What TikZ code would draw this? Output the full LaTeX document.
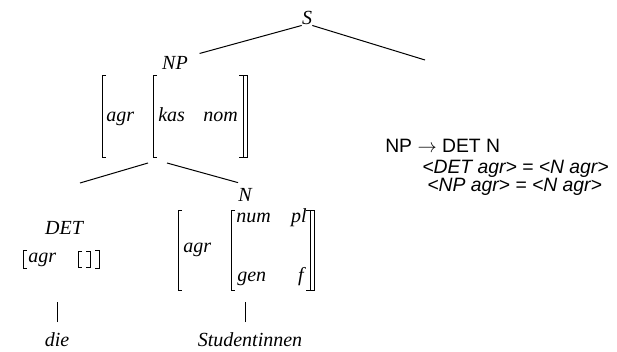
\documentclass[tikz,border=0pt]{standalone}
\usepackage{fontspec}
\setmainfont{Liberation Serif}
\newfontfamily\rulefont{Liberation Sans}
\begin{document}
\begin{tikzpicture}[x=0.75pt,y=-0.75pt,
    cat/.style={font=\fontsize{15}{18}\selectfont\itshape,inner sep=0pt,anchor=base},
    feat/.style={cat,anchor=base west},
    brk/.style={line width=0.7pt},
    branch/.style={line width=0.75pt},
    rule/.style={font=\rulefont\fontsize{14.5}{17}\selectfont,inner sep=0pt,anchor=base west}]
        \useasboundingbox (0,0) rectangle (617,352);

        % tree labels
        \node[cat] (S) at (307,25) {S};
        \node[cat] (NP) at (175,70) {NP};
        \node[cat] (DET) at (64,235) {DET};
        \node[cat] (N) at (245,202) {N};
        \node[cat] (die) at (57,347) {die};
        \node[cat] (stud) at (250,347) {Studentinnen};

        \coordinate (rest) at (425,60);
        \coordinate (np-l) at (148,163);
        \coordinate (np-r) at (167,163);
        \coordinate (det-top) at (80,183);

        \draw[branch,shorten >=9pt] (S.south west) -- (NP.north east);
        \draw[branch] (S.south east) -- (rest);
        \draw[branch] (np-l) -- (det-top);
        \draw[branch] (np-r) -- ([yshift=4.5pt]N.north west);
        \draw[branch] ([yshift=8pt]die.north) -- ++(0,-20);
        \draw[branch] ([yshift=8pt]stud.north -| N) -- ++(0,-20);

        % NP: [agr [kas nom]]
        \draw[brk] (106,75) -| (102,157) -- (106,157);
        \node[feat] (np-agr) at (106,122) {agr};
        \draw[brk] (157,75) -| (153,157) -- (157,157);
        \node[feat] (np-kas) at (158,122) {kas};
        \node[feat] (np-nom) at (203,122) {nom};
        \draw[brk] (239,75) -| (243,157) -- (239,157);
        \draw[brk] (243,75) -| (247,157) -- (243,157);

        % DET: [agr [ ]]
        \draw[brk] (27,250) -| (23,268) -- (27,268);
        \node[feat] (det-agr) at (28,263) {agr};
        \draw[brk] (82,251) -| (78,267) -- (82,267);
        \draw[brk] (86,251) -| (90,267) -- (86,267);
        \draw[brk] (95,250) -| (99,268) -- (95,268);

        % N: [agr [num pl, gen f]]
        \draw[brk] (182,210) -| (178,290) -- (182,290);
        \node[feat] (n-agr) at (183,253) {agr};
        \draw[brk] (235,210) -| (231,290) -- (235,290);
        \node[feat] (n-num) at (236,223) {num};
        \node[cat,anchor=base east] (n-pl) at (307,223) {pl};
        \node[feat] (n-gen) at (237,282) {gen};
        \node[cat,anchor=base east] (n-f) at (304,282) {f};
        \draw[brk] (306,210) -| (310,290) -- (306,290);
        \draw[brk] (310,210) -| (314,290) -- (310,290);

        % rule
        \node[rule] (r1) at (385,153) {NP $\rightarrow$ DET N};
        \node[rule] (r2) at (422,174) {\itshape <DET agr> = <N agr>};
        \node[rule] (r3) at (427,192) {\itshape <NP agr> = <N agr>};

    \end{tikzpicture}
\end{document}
◆ ◆ ◆ ◆ ◆
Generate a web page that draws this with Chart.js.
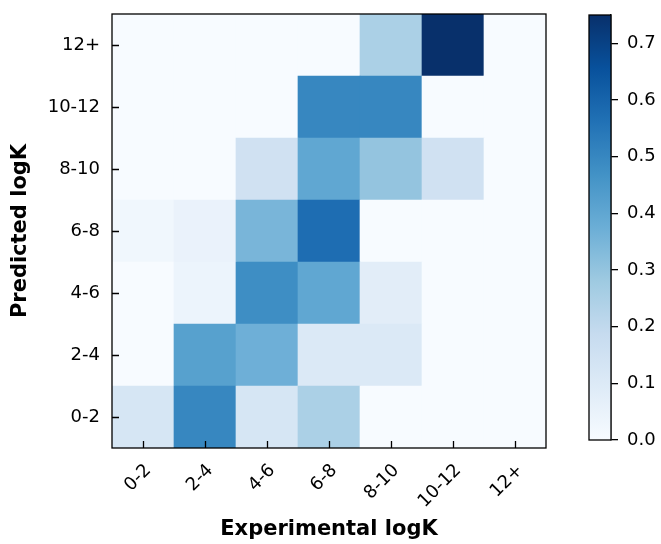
◆ ◆ ◆ ◆ ◆
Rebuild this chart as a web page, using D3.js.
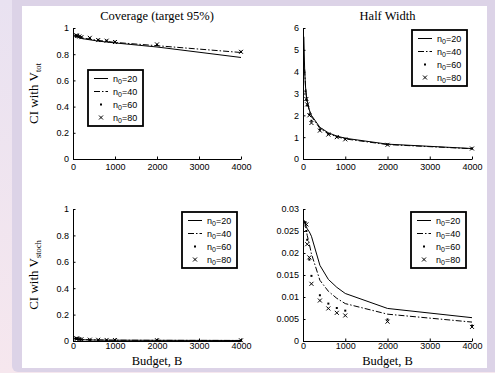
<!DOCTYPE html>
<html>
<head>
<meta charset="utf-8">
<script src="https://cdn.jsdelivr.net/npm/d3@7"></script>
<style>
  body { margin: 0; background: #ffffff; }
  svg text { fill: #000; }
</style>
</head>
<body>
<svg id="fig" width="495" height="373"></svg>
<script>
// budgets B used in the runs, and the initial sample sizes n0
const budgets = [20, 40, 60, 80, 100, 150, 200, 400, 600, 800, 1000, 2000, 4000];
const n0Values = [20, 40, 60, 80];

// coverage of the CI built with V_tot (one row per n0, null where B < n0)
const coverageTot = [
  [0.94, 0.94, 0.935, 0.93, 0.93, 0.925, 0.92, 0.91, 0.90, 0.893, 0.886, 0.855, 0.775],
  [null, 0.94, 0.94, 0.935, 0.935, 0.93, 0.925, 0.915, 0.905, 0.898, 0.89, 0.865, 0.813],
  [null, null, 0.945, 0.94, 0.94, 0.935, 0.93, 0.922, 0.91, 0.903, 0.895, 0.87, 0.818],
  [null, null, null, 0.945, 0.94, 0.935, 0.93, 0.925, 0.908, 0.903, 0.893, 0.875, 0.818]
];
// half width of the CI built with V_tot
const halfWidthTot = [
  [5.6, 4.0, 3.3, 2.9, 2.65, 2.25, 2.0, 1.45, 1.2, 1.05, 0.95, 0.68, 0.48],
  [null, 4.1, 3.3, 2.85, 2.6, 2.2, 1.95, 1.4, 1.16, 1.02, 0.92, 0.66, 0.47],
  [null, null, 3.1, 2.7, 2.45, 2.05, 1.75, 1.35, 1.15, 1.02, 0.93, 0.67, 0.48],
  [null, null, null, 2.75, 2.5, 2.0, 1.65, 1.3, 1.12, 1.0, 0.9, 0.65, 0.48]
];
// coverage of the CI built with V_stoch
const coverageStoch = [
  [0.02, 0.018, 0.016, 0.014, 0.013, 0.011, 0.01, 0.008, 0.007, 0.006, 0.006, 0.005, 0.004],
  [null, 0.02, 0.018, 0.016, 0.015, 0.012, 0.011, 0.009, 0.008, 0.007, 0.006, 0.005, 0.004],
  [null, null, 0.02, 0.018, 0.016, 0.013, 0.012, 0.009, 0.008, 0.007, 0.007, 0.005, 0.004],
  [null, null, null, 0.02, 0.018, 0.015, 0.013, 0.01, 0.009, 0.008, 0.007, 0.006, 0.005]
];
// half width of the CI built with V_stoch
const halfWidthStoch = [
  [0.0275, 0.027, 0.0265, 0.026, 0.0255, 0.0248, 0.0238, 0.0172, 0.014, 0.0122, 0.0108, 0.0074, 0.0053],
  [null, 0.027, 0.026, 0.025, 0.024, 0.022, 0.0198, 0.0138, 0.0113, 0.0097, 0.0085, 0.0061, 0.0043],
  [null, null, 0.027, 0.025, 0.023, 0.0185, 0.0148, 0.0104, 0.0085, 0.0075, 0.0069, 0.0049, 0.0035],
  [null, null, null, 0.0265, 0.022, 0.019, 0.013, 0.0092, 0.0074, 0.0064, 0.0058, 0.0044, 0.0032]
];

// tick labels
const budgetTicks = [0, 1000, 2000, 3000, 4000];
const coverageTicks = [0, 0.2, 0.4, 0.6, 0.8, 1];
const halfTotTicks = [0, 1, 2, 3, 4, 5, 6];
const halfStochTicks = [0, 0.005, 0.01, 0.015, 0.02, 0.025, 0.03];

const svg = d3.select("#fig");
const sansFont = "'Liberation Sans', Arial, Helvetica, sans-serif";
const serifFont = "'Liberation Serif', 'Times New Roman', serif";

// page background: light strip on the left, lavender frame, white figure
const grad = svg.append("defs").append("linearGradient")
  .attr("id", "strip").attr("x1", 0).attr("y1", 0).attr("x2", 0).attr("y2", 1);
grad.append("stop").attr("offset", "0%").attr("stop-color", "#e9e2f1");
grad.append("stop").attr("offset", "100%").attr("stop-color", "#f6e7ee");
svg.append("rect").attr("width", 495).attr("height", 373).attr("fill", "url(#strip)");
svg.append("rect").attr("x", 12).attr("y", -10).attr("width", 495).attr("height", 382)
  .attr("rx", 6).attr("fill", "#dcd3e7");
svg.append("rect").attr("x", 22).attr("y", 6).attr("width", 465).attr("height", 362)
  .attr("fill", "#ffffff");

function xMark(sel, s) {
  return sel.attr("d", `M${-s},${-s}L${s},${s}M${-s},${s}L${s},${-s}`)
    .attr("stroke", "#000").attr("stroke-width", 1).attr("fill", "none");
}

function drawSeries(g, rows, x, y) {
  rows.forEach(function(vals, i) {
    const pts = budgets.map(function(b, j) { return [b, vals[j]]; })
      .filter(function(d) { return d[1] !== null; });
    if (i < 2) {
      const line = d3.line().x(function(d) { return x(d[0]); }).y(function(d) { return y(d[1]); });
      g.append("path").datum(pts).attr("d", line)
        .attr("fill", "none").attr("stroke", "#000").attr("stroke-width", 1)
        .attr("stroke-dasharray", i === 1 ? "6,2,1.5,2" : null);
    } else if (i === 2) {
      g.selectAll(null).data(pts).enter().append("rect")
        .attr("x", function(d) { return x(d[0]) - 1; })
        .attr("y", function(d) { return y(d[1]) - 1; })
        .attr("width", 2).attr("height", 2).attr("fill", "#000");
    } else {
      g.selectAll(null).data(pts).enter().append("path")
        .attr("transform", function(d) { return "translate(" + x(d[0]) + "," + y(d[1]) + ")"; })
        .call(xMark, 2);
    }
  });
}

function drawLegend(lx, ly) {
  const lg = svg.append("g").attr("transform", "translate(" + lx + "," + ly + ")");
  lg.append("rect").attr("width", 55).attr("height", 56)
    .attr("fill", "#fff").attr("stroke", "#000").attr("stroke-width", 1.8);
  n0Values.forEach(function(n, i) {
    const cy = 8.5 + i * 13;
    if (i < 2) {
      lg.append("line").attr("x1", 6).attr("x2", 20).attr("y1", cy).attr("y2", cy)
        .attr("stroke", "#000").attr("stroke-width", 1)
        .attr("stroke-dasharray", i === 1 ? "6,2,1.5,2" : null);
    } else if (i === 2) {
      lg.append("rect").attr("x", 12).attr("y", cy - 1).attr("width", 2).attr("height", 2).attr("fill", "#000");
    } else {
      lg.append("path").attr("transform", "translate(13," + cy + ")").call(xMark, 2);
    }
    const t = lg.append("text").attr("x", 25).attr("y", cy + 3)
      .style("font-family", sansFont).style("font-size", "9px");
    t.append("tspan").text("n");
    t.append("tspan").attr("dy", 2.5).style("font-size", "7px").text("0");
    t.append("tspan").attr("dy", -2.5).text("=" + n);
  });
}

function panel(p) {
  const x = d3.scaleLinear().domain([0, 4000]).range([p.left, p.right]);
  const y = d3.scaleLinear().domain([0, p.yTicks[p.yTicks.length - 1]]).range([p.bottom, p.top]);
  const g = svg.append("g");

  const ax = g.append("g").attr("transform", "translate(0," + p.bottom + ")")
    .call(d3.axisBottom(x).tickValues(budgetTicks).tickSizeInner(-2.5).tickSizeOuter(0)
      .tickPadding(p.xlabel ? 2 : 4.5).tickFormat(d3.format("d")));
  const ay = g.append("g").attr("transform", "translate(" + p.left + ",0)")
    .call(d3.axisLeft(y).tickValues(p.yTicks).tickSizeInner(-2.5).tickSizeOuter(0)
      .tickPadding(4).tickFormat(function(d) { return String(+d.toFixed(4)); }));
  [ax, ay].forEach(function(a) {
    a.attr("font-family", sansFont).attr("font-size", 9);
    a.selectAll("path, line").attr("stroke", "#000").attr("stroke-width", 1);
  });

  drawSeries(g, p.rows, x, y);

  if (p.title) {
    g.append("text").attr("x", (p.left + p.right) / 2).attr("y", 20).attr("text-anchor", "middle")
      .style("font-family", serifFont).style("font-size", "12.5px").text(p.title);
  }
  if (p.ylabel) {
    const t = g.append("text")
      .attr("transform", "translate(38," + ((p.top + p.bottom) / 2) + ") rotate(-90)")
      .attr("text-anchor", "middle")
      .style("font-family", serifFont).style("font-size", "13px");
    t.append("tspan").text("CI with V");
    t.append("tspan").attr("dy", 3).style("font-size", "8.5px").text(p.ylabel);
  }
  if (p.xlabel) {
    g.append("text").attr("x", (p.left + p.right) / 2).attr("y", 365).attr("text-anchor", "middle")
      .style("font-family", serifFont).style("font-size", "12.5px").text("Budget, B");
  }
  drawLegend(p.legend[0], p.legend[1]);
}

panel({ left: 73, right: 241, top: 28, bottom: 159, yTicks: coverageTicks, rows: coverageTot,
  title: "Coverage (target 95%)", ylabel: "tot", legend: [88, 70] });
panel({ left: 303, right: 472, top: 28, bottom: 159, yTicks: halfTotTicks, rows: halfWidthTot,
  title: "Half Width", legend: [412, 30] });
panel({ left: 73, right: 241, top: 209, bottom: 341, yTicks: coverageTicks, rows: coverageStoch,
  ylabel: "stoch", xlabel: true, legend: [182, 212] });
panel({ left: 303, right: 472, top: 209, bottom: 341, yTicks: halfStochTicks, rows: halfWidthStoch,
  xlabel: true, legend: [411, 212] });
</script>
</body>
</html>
◆ ◆ ◆ ◆ ◆
## YOUR GOAL
Give again, exactly as written, only the lines that start at the one with "Rebuild this chart" and end at the one with "const n0Values = [20, 40, 60, 80];", both included. Skip any pictures.

## ANSWER BELOW
Rebuild this chart as a web page, using D3.js.
<!DOCTYPE html>
<html>
<head>
<meta charset="utf-8">
<script src="https://cdn.jsdelivr.net/npm/d3@7"></script>
<style>
  body { margin: 0; background: #ffffff; }
  svg text { fill: #000; }
</style>
</head>
<body>
<svg id="fig" width="495" height="373"></svg>
<script>
// budgets B used in the runs, and the initial sample sizes n0
const budgets = [20, 40, 60, 80, 100, 150, 200, 400, 600, 800, 1000, 2000, 4000];
const n0Values = [20, 40, 60, 80];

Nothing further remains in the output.